What is required: The lines from the top of the material below through the line containing "const yTicks = [0, 1, 2, 3, 4, 5, 6];" are to be printed exactly, with pictures omitted.

Material for the task:
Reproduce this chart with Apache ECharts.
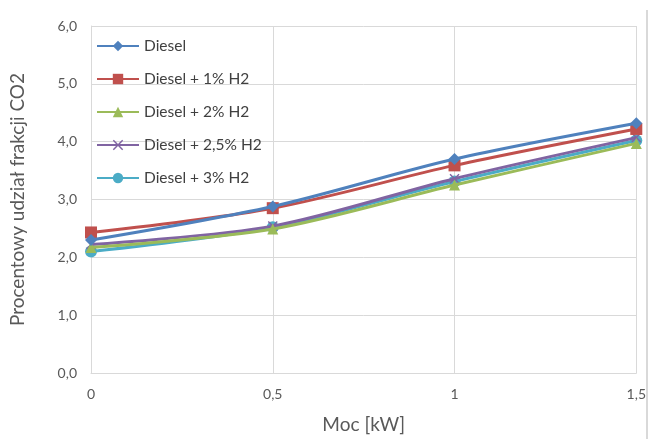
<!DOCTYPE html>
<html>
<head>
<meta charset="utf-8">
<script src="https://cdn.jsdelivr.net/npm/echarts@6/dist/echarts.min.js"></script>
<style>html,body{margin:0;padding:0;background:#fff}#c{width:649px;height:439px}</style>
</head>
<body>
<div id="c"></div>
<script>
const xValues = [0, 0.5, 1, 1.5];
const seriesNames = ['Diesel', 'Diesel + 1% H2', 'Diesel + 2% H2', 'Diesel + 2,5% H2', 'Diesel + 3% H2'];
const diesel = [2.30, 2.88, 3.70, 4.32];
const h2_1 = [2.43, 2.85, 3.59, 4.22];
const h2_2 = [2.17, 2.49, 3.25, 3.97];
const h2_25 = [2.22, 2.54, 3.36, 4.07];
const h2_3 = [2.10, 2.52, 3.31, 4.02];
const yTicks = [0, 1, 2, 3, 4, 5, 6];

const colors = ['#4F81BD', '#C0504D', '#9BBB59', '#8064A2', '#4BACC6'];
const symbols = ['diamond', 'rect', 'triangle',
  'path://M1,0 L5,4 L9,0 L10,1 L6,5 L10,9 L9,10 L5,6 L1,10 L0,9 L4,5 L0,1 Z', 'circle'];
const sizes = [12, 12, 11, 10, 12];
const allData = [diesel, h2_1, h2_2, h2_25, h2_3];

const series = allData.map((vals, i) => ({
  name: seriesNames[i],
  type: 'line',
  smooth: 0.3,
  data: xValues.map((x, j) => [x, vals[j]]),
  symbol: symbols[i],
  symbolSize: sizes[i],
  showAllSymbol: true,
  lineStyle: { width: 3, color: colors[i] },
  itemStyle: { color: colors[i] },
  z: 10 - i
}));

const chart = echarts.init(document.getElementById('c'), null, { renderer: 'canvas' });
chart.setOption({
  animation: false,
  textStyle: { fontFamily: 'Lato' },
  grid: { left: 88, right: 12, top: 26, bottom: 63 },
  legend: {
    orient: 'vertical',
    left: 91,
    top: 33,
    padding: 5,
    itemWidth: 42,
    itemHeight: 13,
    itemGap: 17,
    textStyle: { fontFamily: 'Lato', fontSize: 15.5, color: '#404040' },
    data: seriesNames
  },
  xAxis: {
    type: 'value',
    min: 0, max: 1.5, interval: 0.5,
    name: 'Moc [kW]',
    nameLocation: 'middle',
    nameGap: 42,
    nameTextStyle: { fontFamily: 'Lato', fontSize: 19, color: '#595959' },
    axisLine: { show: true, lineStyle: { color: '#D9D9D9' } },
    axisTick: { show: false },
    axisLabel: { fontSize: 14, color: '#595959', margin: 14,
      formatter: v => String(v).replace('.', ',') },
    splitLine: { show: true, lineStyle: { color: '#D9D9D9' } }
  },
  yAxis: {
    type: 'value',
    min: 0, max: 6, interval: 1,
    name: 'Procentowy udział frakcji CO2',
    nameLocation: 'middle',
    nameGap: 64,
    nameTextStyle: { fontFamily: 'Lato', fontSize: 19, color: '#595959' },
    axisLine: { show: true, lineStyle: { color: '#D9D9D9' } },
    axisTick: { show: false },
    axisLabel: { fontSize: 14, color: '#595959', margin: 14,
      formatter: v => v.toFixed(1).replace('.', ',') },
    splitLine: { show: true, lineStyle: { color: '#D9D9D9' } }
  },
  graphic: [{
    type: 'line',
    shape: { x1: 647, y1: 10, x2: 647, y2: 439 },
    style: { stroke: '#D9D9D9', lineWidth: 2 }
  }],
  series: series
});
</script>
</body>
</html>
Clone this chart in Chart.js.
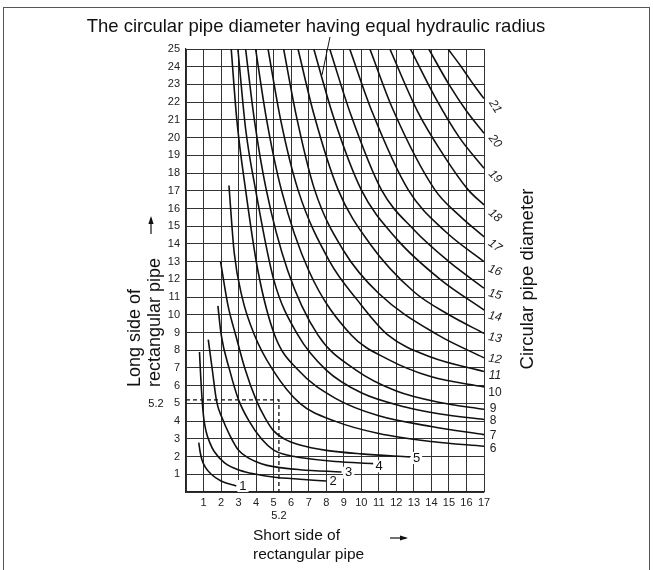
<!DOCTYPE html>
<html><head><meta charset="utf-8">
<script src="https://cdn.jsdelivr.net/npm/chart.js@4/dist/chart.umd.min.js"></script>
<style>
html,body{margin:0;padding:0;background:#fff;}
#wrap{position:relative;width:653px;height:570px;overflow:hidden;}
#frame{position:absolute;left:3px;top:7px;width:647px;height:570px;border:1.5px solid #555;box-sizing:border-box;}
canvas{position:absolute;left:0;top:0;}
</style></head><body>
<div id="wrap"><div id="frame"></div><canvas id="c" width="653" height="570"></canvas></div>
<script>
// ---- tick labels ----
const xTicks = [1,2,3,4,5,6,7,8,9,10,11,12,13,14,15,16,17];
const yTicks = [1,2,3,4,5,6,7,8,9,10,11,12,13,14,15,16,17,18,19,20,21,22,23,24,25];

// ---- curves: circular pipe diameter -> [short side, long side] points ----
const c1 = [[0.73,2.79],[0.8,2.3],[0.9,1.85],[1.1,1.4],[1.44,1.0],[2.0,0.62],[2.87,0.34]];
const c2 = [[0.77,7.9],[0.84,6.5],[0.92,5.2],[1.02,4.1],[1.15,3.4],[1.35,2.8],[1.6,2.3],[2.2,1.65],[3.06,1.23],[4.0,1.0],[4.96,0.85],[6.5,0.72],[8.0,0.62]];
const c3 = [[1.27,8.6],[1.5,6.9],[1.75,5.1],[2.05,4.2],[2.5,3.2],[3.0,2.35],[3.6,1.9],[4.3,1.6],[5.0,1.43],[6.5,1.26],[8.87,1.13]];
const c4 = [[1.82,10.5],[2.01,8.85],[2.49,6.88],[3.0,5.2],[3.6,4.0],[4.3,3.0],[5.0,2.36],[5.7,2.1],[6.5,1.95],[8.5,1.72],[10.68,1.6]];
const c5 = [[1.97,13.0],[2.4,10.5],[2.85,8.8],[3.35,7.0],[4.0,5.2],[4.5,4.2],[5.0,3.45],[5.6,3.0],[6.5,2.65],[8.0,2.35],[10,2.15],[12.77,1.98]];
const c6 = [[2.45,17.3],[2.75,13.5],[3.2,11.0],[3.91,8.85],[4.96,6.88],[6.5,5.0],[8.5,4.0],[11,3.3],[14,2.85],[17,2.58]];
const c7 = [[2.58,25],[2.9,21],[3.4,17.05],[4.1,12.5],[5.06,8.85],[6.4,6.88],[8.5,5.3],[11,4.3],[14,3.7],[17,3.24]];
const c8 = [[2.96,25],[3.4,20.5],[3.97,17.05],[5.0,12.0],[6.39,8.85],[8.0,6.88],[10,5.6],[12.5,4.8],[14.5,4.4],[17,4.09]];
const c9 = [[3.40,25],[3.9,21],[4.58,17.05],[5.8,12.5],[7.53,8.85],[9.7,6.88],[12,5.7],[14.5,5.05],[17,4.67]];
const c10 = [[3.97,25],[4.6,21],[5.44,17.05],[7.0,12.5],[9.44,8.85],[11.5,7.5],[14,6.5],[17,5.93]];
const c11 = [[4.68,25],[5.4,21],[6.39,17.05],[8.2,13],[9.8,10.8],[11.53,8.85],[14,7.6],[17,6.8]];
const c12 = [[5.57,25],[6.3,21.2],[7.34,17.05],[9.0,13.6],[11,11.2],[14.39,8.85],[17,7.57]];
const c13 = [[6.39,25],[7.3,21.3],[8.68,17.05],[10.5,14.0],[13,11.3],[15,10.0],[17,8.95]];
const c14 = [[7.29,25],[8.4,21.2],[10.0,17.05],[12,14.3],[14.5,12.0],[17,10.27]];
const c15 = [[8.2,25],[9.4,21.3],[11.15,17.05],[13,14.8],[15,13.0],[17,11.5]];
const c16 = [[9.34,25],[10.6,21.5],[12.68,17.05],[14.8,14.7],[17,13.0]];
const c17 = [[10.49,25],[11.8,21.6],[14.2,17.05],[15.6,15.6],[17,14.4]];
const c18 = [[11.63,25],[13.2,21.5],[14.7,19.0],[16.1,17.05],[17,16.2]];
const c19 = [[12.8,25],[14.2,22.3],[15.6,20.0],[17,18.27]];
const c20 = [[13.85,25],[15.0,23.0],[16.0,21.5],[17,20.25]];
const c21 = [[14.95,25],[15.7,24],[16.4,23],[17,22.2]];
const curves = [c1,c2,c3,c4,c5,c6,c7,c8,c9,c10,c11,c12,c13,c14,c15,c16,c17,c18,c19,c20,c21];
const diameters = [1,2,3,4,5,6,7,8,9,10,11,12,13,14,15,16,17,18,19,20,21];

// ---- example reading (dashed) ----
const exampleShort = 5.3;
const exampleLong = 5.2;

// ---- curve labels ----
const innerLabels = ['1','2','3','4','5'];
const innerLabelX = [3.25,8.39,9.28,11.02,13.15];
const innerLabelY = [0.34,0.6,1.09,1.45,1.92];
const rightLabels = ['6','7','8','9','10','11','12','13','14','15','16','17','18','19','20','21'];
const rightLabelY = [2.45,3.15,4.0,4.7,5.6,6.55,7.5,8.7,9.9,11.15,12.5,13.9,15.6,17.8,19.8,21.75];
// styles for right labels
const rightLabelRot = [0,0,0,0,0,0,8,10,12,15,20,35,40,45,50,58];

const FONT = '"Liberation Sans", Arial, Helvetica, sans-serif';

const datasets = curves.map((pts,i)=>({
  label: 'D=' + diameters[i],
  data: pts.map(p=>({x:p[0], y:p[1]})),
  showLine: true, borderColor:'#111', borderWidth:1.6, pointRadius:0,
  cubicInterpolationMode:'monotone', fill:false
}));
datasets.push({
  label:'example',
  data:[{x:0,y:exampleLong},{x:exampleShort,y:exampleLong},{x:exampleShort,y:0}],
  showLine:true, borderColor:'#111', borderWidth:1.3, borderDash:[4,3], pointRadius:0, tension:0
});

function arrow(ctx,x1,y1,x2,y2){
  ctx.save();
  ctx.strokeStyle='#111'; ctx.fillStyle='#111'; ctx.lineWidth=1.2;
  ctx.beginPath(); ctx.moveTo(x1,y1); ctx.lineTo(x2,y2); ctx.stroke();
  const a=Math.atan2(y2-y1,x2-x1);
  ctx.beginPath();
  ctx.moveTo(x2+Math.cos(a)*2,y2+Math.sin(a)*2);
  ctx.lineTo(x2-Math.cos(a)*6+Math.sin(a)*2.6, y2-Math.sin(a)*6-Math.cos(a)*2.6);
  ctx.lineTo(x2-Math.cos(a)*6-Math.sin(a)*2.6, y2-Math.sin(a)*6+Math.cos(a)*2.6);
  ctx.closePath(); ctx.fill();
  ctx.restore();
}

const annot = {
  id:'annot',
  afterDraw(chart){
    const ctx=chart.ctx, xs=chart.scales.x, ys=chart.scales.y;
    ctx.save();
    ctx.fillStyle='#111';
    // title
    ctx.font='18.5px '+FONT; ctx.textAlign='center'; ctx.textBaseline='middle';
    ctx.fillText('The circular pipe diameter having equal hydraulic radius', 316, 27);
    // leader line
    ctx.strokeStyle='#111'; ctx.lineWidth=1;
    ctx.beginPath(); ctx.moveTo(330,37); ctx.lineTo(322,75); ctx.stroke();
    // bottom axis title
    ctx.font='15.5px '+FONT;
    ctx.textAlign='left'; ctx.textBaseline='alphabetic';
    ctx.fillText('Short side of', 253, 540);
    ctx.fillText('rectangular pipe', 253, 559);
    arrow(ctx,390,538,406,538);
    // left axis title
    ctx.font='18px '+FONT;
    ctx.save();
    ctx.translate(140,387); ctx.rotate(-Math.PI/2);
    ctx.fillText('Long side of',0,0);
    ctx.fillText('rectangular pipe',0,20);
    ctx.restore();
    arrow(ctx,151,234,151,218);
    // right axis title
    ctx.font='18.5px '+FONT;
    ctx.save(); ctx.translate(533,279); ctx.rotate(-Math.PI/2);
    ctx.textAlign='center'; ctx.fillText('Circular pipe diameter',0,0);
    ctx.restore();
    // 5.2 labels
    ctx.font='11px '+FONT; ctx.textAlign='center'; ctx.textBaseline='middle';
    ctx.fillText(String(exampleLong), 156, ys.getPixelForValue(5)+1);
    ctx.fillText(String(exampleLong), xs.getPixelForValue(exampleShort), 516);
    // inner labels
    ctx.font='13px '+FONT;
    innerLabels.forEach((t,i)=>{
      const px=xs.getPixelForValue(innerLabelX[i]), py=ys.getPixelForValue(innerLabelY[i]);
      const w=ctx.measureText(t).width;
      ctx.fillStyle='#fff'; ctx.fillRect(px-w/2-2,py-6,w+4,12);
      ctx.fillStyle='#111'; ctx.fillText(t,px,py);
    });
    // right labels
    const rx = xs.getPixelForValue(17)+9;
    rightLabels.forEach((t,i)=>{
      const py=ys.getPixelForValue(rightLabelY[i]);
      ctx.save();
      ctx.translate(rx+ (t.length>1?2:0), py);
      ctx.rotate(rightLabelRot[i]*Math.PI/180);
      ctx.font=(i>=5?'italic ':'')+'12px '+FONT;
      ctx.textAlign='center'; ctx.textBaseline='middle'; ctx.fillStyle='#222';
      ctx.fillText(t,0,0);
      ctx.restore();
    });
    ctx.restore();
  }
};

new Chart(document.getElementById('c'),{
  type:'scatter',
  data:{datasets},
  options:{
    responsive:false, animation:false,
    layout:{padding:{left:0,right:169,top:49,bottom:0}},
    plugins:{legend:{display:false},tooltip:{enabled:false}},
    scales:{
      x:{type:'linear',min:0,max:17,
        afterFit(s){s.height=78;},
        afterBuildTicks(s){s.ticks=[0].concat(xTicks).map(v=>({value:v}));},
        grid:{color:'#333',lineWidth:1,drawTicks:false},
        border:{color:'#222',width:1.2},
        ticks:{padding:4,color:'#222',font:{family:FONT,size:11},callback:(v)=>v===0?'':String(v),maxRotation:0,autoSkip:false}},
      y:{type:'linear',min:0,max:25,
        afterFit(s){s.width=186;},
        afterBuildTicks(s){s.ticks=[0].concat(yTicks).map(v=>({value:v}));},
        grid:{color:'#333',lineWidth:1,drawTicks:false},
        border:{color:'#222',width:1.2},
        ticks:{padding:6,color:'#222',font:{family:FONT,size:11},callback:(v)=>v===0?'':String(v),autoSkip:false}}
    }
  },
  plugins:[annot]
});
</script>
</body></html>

Result for this task:
Reproduce this chart with Apache ECharts.
<!DOCTYPE html>
<html>
<head>
<meta charset="utf-8">
<script src="https://cdn.jsdelivr.net/npm/echarts@6/dist/echarts.min.js"></script>
<style>html,body{margin:0;padding:0;background:#fff}#c{width:649px;height:439px}</style>
</head>
<body>
<div id="c"></div>
<script>
const xValues = [0, 0.5, 1, 1.5];
const seriesNames = ['Diesel', 'Diesel + 1% H2', 'Diesel + 2% H2', 'Diesel + 2,5% H2', 'Diesel + 3% H2'];
const diesel = [2.30, 2.88, 3.70, 4.32];
const h2_1 = [2.43, 2.85, 3.59, 4.22];
const h2_2 = [2.17, 2.49, 3.25, 3.97];
const h2_25 = [2.22, 2.54, 3.36, 4.07];
const h2_3 = [2.10, 2.52, 3.31, 4.02];
const yTicks = [0, 1, 2, 3, 4, 5, 6];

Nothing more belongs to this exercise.